The performance conversation gets much better once you stop saying “the GPUs are underutilized” and start naming the stage that is stalling.

Step Time Decomposition

flowchart LR
  A[Batch wait] --> B[H2D copy]
  B --> C[Forward]
  C --> D[Backward]
  D --> E[Gradient sync]
  E --> F[Optimizer step]
  F --> G[Checkpoint / logging side work]

Any one of these segments can dominate. Your tuning plan should match the segment, not the vibe.

First Questions To Ask

Question	Why
Is step time stable or bursty?	Bursty often means I/O or background contention.
Is the slowdown rank-local or global?	Local issues suggest hardware, data, or placement skew.
Does the gap appear before backward or during gradient sync?	Separates compute inefficiency from communication bottlenecks.
Did the gap appear after a memory-saving change?	Activation checkpointing and sharding can trade memory for latency.

Instrumented Training Step

def timed_train_step(model, optimizer, batch, timer, scaler=None):
    with timer("h2d"):
        batch = move_to_device(batch)

    with timer("forward"):
        outputs = model(batch["inputs"])
        loss = compute_loss(outputs, batch["targets"])

    with timer("backward"):
        if scaler:
            scaler.scale(loss).backward()
        else:
            loss.backward()

    with timer("optimizer"):
        if scaler:
            scaler.step(optimizer)
            scaler.update()
        else:
            optimizer.step()
        optimizer.zero_grad(set_to_none=True)

    return loss

Current PyTorch Notes

The current official AMP docs and activation-checkpoint docs add useful precision:

with autocast, you should not manually call half() or bfloat16() on your model or inputs just to “do AMP right”
autocast should wrap the forward pass and loss computation; backward under autocast is not the recommended pattern
activation checkpointing still fundamentally trades compute for memory
preserving RNG state across activation-checkpoint recomputation improves determinism but can cost performance

That is useful interview material because it turns a vague “use mixed precision and checkpointing” answer into an operational one.
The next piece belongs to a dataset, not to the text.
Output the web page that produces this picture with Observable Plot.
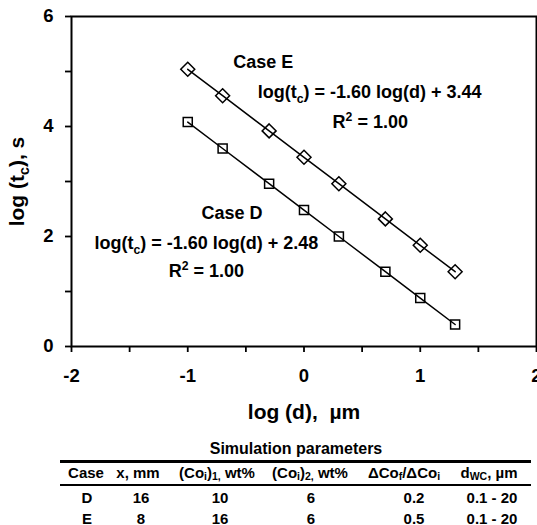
<!DOCTYPE html>
<html><head><meta charset="utf-8">
<script src="https://cdn.jsdelivr.net/npm/d3@7"></script>
<script src="https://cdn.jsdelivr.net/npm/@observablehq/plot@0.6"></script>
<style>
body{margin:0;background:#fff;font-family:"Liberation Sans",Arial,sans-serif;font-weight:bold;color:#000;}
#wrap{position:relative;width:537px;height:525px;overflow:hidden;}
#chart{position:absolute;left:0;top:0;}
.cell{position:absolute;transform:translate(-50%,-50%);white-space:nowrap;font-size:15px;line-height:1;}
.cell sub{font-size:70%;vertical-align:-0.25em;line-height:0;}
.rule{position:absolute;background:#000;}
svg text{white-space:pre;}
</style></head><body><div id="wrap"><div id="chart"></div><div id="table"></div></div>
<script>
// ---- data ----
const logD   = [-1, -0.7, -0.3, 0, 0.3, 0.7, 1, 1.3];
const logTcD = [4.08, 3.60, 2.96, 2.48, 2.00, 1.36, 0.88, 0.40];
const logTcE = [5.04, 4.56, 3.92, 3.44, 2.96, 2.32, 1.84, 1.36];
const cases      = ["D", "E"];
const fitSlope   = [-1.60, -1.60];
const fitInter   = [2.48, 3.44];
const fitR2      = [1.00, 1.00];
const xTicks     = [-2, -1.5, -1, -0.5, 0, 0.5, 1, 1.5, 2];
const xTickLabels= ["-2", "", "-1", "", "0", "", "1", "", "2"];
const yTicks     = [0, 1, 2, 3, 4, 5, 6];
const yTickLabels= ["0", "", "2", "", "4", "", "6"];
const xTitle = "log (d),  \u00b5m";
const yTitle = "log (t_{c}), s";
// table
const tableTitle = "Simulation parameters";
const tableHeads = ["Case", "x, mm", "(Co<sub>i</sub>)<sub>1,</sub> wt%", "(Co<sub>i</sub>)<sub>2,</sub> wt%", "\u0394Co<sub>f</sub>/\u0394Co<sub>i</sub>", "d<sub>WC</sub>, \u00b5m"];
const colX_mm    = [16, 8];
const colCo1     = [10, 16];
const colCo2     = [6, 6];
const colRatio   = ["0.2", "0.5"];
const colDwc     = ["0.1 - 20", "0.1 - 20"];

// ---- build ----
const FONT = "Liberation Sans, Arial, sans-serif";
const rowsD = logD.map((x, i) => ({x, y: logTcD[i]}));
const rowsE = logD.map((x, i) => ({x, y: logTcE[i]}));
const eq = i => `log(t_{c}) = ${fitSlope[i].toFixed(2)} log(d) + ${fitInter[i].toFixed(2)}`;
const r2 = i => `R^{2} = ${fitR2[i].toFixed(2)}`;
// annotation layout (positions in data units)
const notes = [
  {x: -0.62, y: 2.42, text: `Case ${cases[0]}`},
  {x: -0.84, y: 1.87, text: eq(0)},
  {x: -0.84, y: 1.36, text: r2(0)},
  {x: -0.35, y: 5.16, text: `Case ${cases[1]}`},
  {x: 0.565, y: 4.62, text: eq(1)},
  {x: 0.57, y: 4.07, text: r2(1)}
];

const chart = Plot.plot({
  width: 537, height: 435,
  marginLeft: 71, marginRight: 1, marginTop: 16, marginBottom: 89,
  style: {fontFamily: FONT, fontWeight: "bold", fontSize: "18px", background: "white"},
  x: {domain: [-2, 2], label: null},
  y: {domain: [0, 6], label: null},
  marks: [
    Plot.axisX(xTicks, {tickSize: 6, tickPadding: 16, strokeWidth: 1.8, fontSize: 18.5, fontWeight: "bold", fill: "black",
      tickFormat: d => xTickLabels[xTicks.indexOf(d)], label: null}),
    Plot.axisY(yTicks, {tickSize: 6, tickPadding: 12, strokeWidth: 1.8, fontSize: 18.5, fontWeight: "bold", fill: "black",
      tickFormat: d => yTickLabels[yTicks.indexOf(d)], label: null}),
    Plot.frame({stroke: "black", strokeWidth: 2}),
    Plot.line(rowsD, {x: "x", y: "y", stroke: "black", strokeWidth: 1.5}),
    Plot.line(rowsE, {x: "x", y: "y", stroke: "black", strokeWidth: 1.5}),
    Plot.dot(rowsD, {x: "x", y: "y", symbol: "square", r: 5.1, stroke: "black", strokeWidth: 1.5, fill: "none"}),
    Plot.dot(rowsE, {x: "x", y: "y", symbol: "diamond2", r: 6.3, stroke: "black", strokeWidth: 1.5, fill: "none"}),
    Plot.text(notes, {x: "x", y: "y", text: "text", fontSize: 18, fontWeight: "bold", lineAnchor: "middle", fill: "black"}),
    Plot.text([xTitle], {frameAnchor: "bottom", dy: 66, text: d => d, fontSize: 21, fontWeight: "bold", textAnchor: "middle", lineAnchor: "middle", fill: "black"}),
    Plot.text([yTitle], {frameAnchor: "left", dx: -54.5, rotate: -90, text: d => d, fontSize: 21, fontWeight: "bold", textAnchor: "middle", lineAnchor: "middle", fill: "black"})
  ]
});

// convert _{..} and ^{..} to sub/superscript tspans
function richify(root) {
  root.querySelectorAll("text").forEach(el => {
    const s = el.textContent;
    if (!/[_^]\{/.test(s)) return;
    const fs = parseFloat(getComputedStyle(el).fontSize) || 18;
    const parts = s.split(/([_^]\{[^}]*\})/).filter(p => p);
    el.textContent = "";
    let shift = 0;
    for (const p of parts) {
      const m = p.match(/^([_^])\{([^}]*)\}$/);
      const t = document.createElementNS("http://www.w3.org/2000/svg", "tspan");
      if (m) {
        const target = m[1] === "_" ? 0.25 * fs : -0.42 * fs;
        t.setAttribute("dy", target - shift); shift = target;
        t.setAttribute("font-size", (0.68 * fs) + "px");
        t.textContent = m[2];
      } else {
        if (shift !== 0) { t.setAttribute("dy", -shift); shift = 0; }
        t.textContent = p;
      }
      el.appendChild(t);
    }
  });
}
document.getElementById("chart").appendChild(chart);
richify(chart);

// ---- table ----
const tbl = document.getElementById("table");
function cell(html, cx, cy, size) {
  const d = document.createElement("div");
  d.className = "cell"; d.innerHTML = html;
  d.style.left = cx + "px"; d.style.top = cy + "px";
  if (size) d.style.fontSize = size + "px";
  tbl.appendChild(d);
}
function rule(x0, x1, y, h) {
  const d = document.createElement("div");
  d.className = "rule";
  d.style.left = x0 + "px"; d.style.width = (x1 - x0) + "px";
  d.style.top = y + "px"; d.style.height = h + "px";
  tbl.appendChild(d);
}
cell(tableTitle, 296, 449, 16);
rule(60, 531, 460, 3);
const headX = [86, 138, 217, 310, 404, 489];
tableHeads.forEach((h, i) => cell(h, headX[i], 472));
rule(60, 531, 484, 2);
const bodyX = [87, 141, 220, 311, 414, 492];
const rowY = [497, 518];
cases.forEach((c, r) => {
  [c, colX_mm[r], colCo1[r], colCo2[r], colRatio[r], colDwc[r]].forEach((v, i) => cell(String(v), bodyX[i], rowY[r]));
});
</script></body></html>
Common Bottleneck Patterns

flowchart TD
  A[Throughput drop] --> B{Main symptom}
  B --> C[GPU idle before kernels]
  B --> D[Long backward tail]
  B --> E[Spiky step latency]
  B --> F[OOM after scaling]
  C --> G[Input pipeline or H2D issue]
  D --> H[All-reduce / bucketization / topology issue]
  E --> I[Checkpointing, storage, or noisy neighbor]
  F --> J[Activation, optimizer, or fragmentation issue]

Name the symptom, then narrow the subsystem. That is stronger than dumping generic tuning tips.

Tuning Levers With Honest Tradeoffs

Lever	Upside	Risk
larger batch size	better device occupancy	optimization behavior changes, memory pressure increases
mixed precision	more throughput, lower memory	numerical edge cases, scaler handling
more loader workers	better CPU parallelism	oversubscription and context-switch overhead
gradient accumulation	emulate larger global batch	longer optimizer feedback loop
activation checkpointing	memory relief	extra recompute increases latency
NCCL/env tuning	better comm efficiency	cluster-specific and hard to generalize live

The Staff Angle

A staff-level answer connects performance to platform economics:

cost per successful training hour
storage bandwidth consumed by checkpoints
cluster fragmentation caused by rigid topology requirements
debugging burden introduced by aggressive optimization